[Ads-l] a "won't you come up to Limerick" proposed event, 1879

Stephen Goranson goranson at DUKE.EDU
Sat Oct 24 16:16:14 UTC 2020


Sporting Notes (also sometimes called The Pink 'un), London, issue 805, Sat. Feb. 22, 1879, 1/2:

Labby, love, doesn't it seem to you that your acquaintance with nursery rhymes of an erotic character is very great? Because it does to us. You would be a good man at roundabout. You had better bring over all your staff (except Miss Cobbe) here some fine Friday, and we will have a won't you come up, come up, oh, won't you come up to Limerick, oh, won't you come up, come up, oh _won't_ you come to Limerick, of a high order.
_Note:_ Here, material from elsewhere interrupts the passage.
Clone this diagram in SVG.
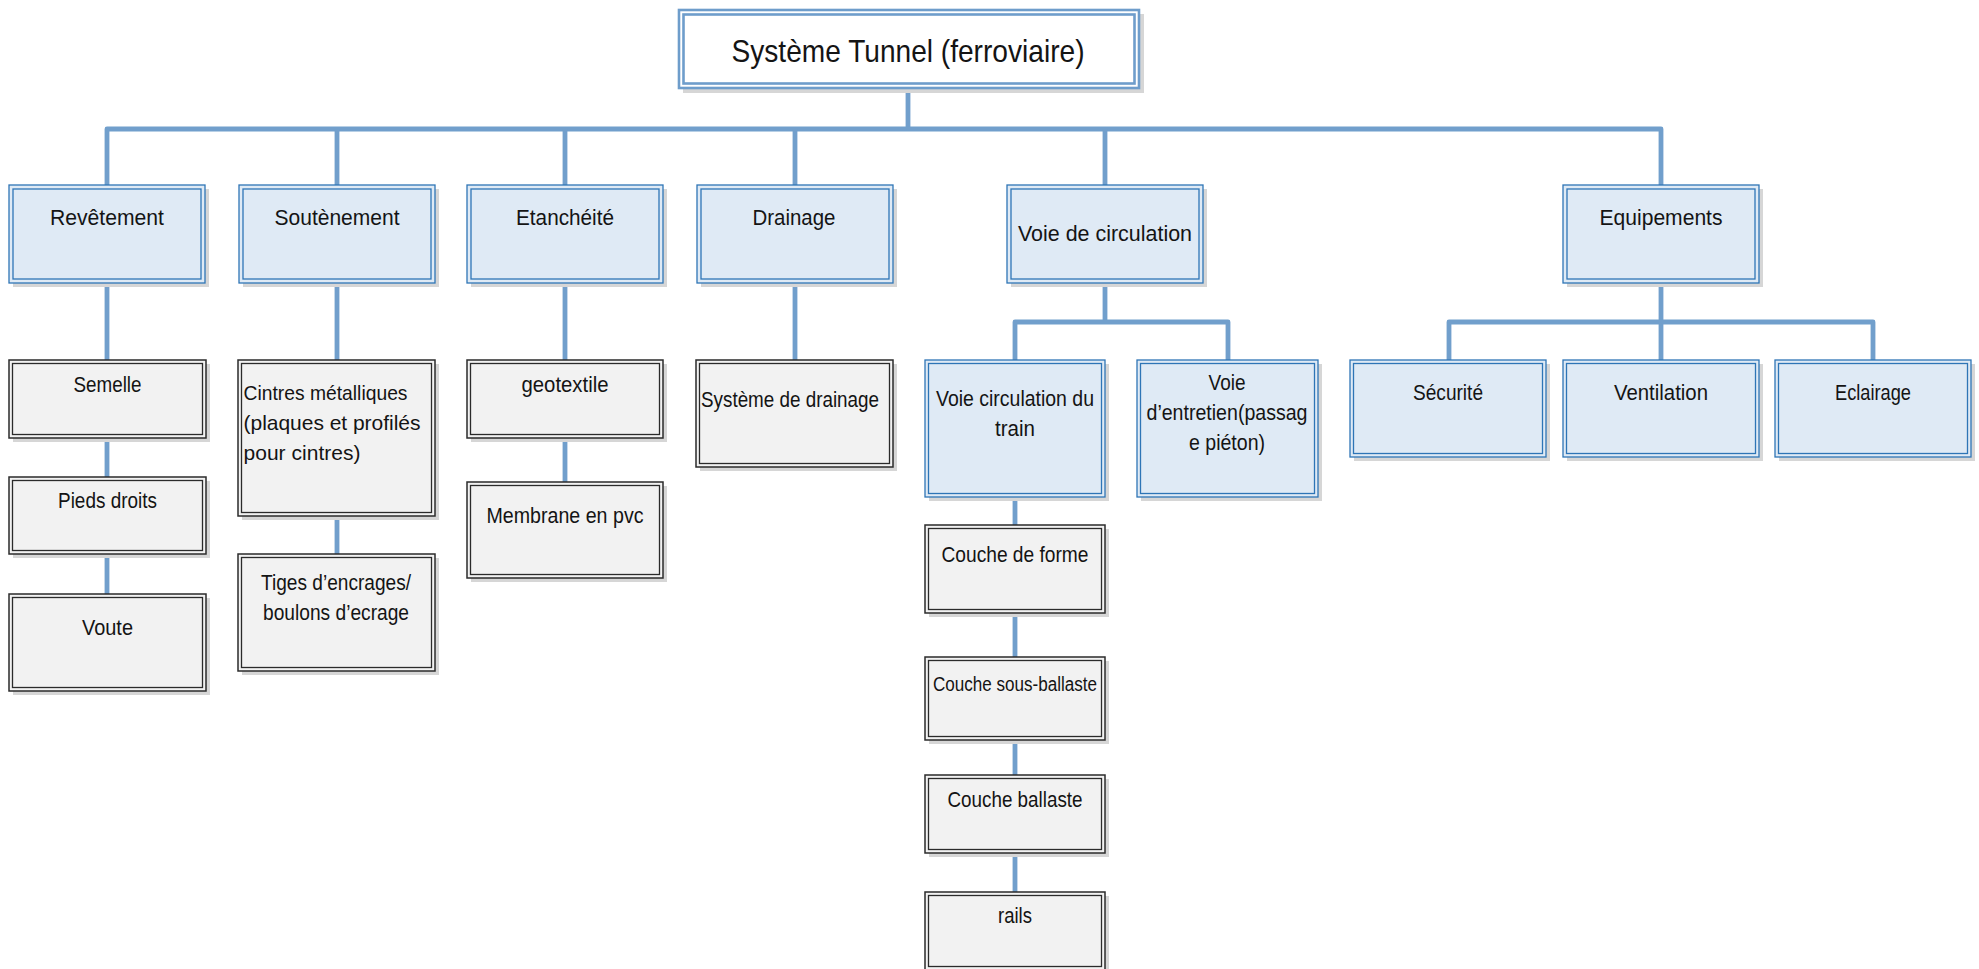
<svg xmlns="http://www.w3.org/2000/svg" width="1979" height="969" viewBox="0 0 1979 969">
<defs>
<style>
text{font-family:"Liberation Sans",Arial,sans-serif;fill:#141414;}
.t1{font-size:22px;text-anchor:middle;}
.t2{font-size:21.5px;text-anchor:middle;}
.tl{text-anchor:start;}
.sh{fill:#D6D6D6;}
.bo{fill:#DFEAF5;stroke:#2E75B6;stroke-width:1.3;}
.bi{fill:none;stroke:#2E75B6;stroke-width:1.3;}
.go{fill:#F2F2F2;stroke:#2B2B2B;stroke-width:1.5;}
.gi{fill:none;stroke:#2B2B2B;stroke-width:1.3;}
.ro{fill:#FFFFFF;stroke:#6E9DCB;stroke-width:2.6;}
.ri{fill:none;stroke:#6E9DCB;stroke-width:2.6;}
.cn{fill:none;stroke:#719FCC;stroke-width:4.8;stroke-linejoin:round;stroke-linecap:butt;}
</style>
</defs>
<rect width="1979" height="969" fill="#FFFFFF"/>

<g id="connectors">
<path class="cn" d="M908 89V129"/>
<path class="cn" d="M107 185V129H1661V185"/>
<path class="cn" d="M337 129V185M565 129V185M795 129V185M1105 129V185"/>
<path class="cn" d="M107 283V360M107 438V477M107 554V594"/>
<path class="cn" d="M337 283V360M337 516V554"/>
<path class="cn" d="M565 283V360M565 438V482"/>
<path class="cn" d="M795 283V360"/>
<path class="cn" d="M1105 283V322"/>
<path class="cn" d="M1015 360V322H1228V360"/>
<path class="cn" d="M1015 497V525M1015 613V657M1015 740V775M1015 853V892"/>
<path class="cn" d="M1661 283V322"/>
<path class="cn" d="M1449 360V322H1873V360M1661 322V360"/>
</g>

<g id="root">
<rect class="sh" x="683" y="14" width="461" height="79"/>
<rect class="ro" x="679" y="10" width="460" height="78"/>
<rect class="ri" x="683.5" y="14.5" width="451" height="69"/>
<text x="908" y="62" style="font-size:31.5px;text-anchor:middle" textLength="353" lengthAdjust="spacingAndGlyphs">Système Tunnel (ferroviaire)</text>
</g>

<g id="revetement">
<rect class="sh" x="13" y="189" width="196" height="98"/>
<rect class="bo" x="9" y="185" width="196" height="98"/>
<rect class="bi" x="13" y="189" width="188" height="90"/>
<text class="t1" x="107" y="225" textLength="114" lengthAdjust="spacingAndGlyphs">Revêtement</text>
</g>
<g id="soutenement">
<rect class="sh" x="243" y="189" width="196" height="98"/>
<rect class="bo" x="239" y="185" width="196" height="98"/>
<rect class="bi" x="243" y="189" width="188" height="90"/>
<text class="t1" x="337" y="225" textLength="125" lengthAdjust="spacingAndGlyphs">Soutènement</text>
</g>
<g id="etancheite">
<rect class="sh" x="471" y="189" width="196" height="98"/>
<rect class="bo" x="467" y="185" width="196" height="98"/>
<rect class="bi" x="471" y="189" width="188" height="90"/>
<text class="t1" x="565" y="225" textLength="98" lengthAdjust="spacingAndGlyphs">Etanchéité</text>
</g>
<g id="drainage">
<rect class="sh" x="701" y="189" width="196" height="98"/>
<rect class="bo" x="697" y="185" width="196" height="98"/>
<rect class="bi" x="701" y="189" width="188" height="90"/>
<text class="t1" x="794" y="225" textLength="83" lengthAdjust="spacingAndGlyphs">Drainage</text>
</g>
<g id="voie-circulation">
<rect class="sh" x="1011" y="189" width="196" height="98"/>
<rect class="bo" x="1007" y="185" width="196" height="98"/>
<rect class="bi" x="1011" y="189" width="188" height="90"/>
<text class="t1" x="1105" y="241" textLength="174" lengthAdjust="spacingAndGlyphs">Voie de circulation</text>
</g>
<g id="equipements">
<rect class="sh" x="1567" y="189" width="196" height="98"/>
<rect class="bo" x="1563" y="185" width="196" height="98"/>
<rect class="bi" x="1567" y="189" width="188" height="90"/>
<text class="t1" x="1661" y="225" textLength="123" lengthAdjust="spacingAndGlyphs">Equipements</text>
</g>

<g id="semelle">
<rect class="sh" x="13" y="364" width="197" height="78"/>
<rect class="go" x="9" y="360" width="197" height="78"/>
<rect class="gi" x="12.5" y="363.5" width="190" height="71"/>
<text class="t2" x="107.5" y="392" textLength="68" lengthAdjust="spacingAndGlyphs">Semelle</text>
</g>
<g id="pieds-droits">
<rect class="sh" x="13" y="481" width="197" height="77"/>
<rect class="go" x="9" y="477" width="197" height="77"/>
<rect class="gi" x="12.5" y="480.5" width="190" height="70"/>
<text class="t2" x="107.5" y="508" textLength="99" lengthAdjust="spacingAndGlyphs">Pieds droits</text>
</g>
<g id="voute">
<rect class="sh" x="13" y="598" width="197" height="97"/>
<rect class="go" x="9" y="594" width="197" height="97"/>
<rect class="gi" x="12.5" y="597.5" width="190" height="90"/>
<text class="t2" x="107.5" y="635" textLength="51" lengthAdjust="spacingAndGlyphs">Voute</text>
</g>
<g id="cintres">
<rect class="sh" x="242" y="364" width="197" height="156"/>
<rect class="go" x="238" y="360" width="197" height="156"/>
<rect class="gi" x="241.5" y="363.5" width="190" height="149"/>
<text x="243.5" y="400" style="font-size:21px" textLength="164" lengthAdjust="spacingAndGlyphs">Cintres métalliques</text>
<text x="243.5" y="430" style="font-size:21px" textLength="177">(plaques et profilés</text>
<text x="243.5" y="460" style="font-size:21px" textLength="117">pour cintres)</text>
</g>
<g id="tiges">
<rect class="sh" x="242" y="558" width="197" height="117"/>
<rect class="go" x="238" y="554" width="197" height="117"/>
<rect class="gi" x="241.5" y="557.5" width="190" height="110"/>
<text class="t2" x="336" y="590" textLength="150" lengthAdjust="spacingAndGlyphs">Tiges d’encrages/</text>
<text class="t2" x="336" y="620" textLength="146" lengthAdjust="spacingAndGlyphs">boulons d’ecrage</text>
</g>
<g id="geotextile">
<rect class="sh" x="471" y="364" width="196" height="78"/>
<rect class="go" x="467" y="360" width="196" height="78"/>
<rect class="gi" x="470.5" y="363.5" width="189" height="71"/>
<text class="t2" x="565" y="392" textLength="87" lengthAdjust="spacingAndGlyphs">geotextile</text>
</g>
<g id="membrane">
<rect class="sh" x="471" y="486" width="196" height="96"/>
<rect class="go" x="467" y="482" width="196" height="96"/>
<rect class="gi" x="470.5" y="485.5" width="189" height="89"/>
<text class="t2" x="565" y="523" textLength="157" lengthAdjust="spacingAndGlyphs">Membrane en pvc</text>
</g>
<g id="systeme-drainage">
<rect class="sh" x="700" y="364" width="197" height="107"/>
<rect class="go" x="696" y="360" width="197" height="107"/>
<rect class="gi" x="699.5" y="363.5" width="190" height="100"/>
<text x="701" y="407" style="font-size:21.5px" textLength="178" lengthAdjust="spacingAndGlyphs">Système de drainage</text>
</g>

<g id="voie-train">
<rect class="sh" x="929" y="364" width="180" height="137"/>
<rect class="bo" x="925" y="360" width="180" height="137"/>
<rect class="bi" x="928.5" y="363.5" width="173" height="130"/>
<text class="t2" x="1015" y="406" textLength="158" lengthAdjust="spacingAndGlyphs">Voie circulation du</text>
<text class="t2" x="1015" y="436" textLength="40" lengthAdjust="spacingAndGlyphs">train</text>
</g>
<g id="voie-entretien">
<rect class="sh" x="1141" y="364" width="181" height="137"/>
<rect class="bo" x="1137" y="360" width="181" height="137"/>
<rect class="bi" x="1140.5" y="363.5" width="174" height="130"/>
<text class="t2" x="1227" y="390" textLength="37" lengthAdjust="spacingAndGlyphs">Voie</text>
<text class="t2" x="1227" y="420" textLength="161" lengthAdjust="spacingAndGlyphs">d’entretien(passag</text>
<text class="t2" x="1227" y="450" textLength="76" lengthAdjust="spacingAndGlyphs">e piéton)</text>
</g>
<g id="couche-forme">
<rect class="sh" x="929" y="529" width="180" height="88"/>
<rect class="go" x="925" y="525" width="180" height="88"/>
<rect class="gi" x="928.5" y="528.5" width="173" height="81"/>
<text class="t2" x="1015" y="562" textLength="147" lengthAdjust="spacingAndGlyphs">Couche de forme</text>
</g>
<g id="couche-sous-ballaste">
<rect class="sh" x="929" y="661" width="180" height="83"/>
<rect class="go" x="925" y="657" width="180" height="83"/>
<rect class="gi" x="928.5" y="660.5" width="173" height="76"/>
<text x="1015" y="691" style="font-size:19.5px;text-anchor:middle" textLength="164" lengthAdjust="spacingAndGlyphs">Couche sous-ballaste</text>
</g>
<g id="couche-ballaste">
<rect class="sh" x="929" y="779" width="180" height="78"/>
<rect class="go" x="925" y="775" width="180" height="78"/>
<rect class="gi" x="928.5" y="778.5" width="173" height="71"/>
<text class="t2" x="1015" y="807" textLength="135" lengthAdjust="spacingAndGlyphs">Couche ballaste</text>
</g>
<g id="rails">
<rect class="sh" x="929" y="896" width="180" height="78"/>
<rect class="go" x="925" y="892" width="180" height="78"/>
<rect class="gi" x="928.5" y="895.5" width="173" height="71"/>
<text class="t2" x="1015" y="923" textLength="34" lengthAdjust="spacingAndGlyphs">rails</text>
</g>

<g id="securite">
<rect class="sh" x="1354" y="364" width="196" height="97"/>
<rect class="bo" x="1350" y="360" width="196" height="97"/>
<rect class="bi" x="1353.5" y="363.5" width="189" height="90"/>
<text class="t2" x="1448" y="400" textLength="70" lengthAdjust="spacingAndGlyphs">Sécurité</text>
</g>
<g id="ventilation">
<rect class="sh" x="1567" y="364" width="196" height="97"/>
<rect class="bo" x="1563" y="360" width="196" height="97"/>
<rect class="bi" x="1566.5" y="363.5" width="189" height="90"/>
<text class="t2" x="1661" y="400" textLength="94" lengthAdjust="spacingAndGlyphs">Ventilation</text>
</g>
<g id="eclairage">
<rect class="sh" x="1779" y="364" width="196" height="97"/>
<rect class="bo" x="1775" y="360" width="196" height="97"/>
<rect class="bi" x="1778.5" y="363.5" width="189" height="90"/>
<text class="t2" x="1873" y="400" textLength="76" lengthAdjust="spacingAndGlyphs">Eclairage</text>
</g>
</svg>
We'll have that Bishop who maligned you in the _Guardian_ in the chair.

S. Goranson

Recall, among others, 1880 uses noted here of:


There was a young rustic named Mallory

Who earned but a very poor salary.

He went to the show,

But his purse was so

That he sat in the uppermost gallery.

Tune: wont you come [up] to Limerick


and

https://languagelog.ldc.upenn.edu/nll/?p=31647
Language Log » Limerick Poems and Civil Wars<https://languagelog.ldc.upenn.edu/nll/?p=31647>
26 Comments Robert Coren said, March 18, 2017 @ 9:42 am In my personal opinion, the limerick cited at the head of this article would scan slightly better (and make a little more sense, if anyone cares) if the fourth line were "But his purse was so low".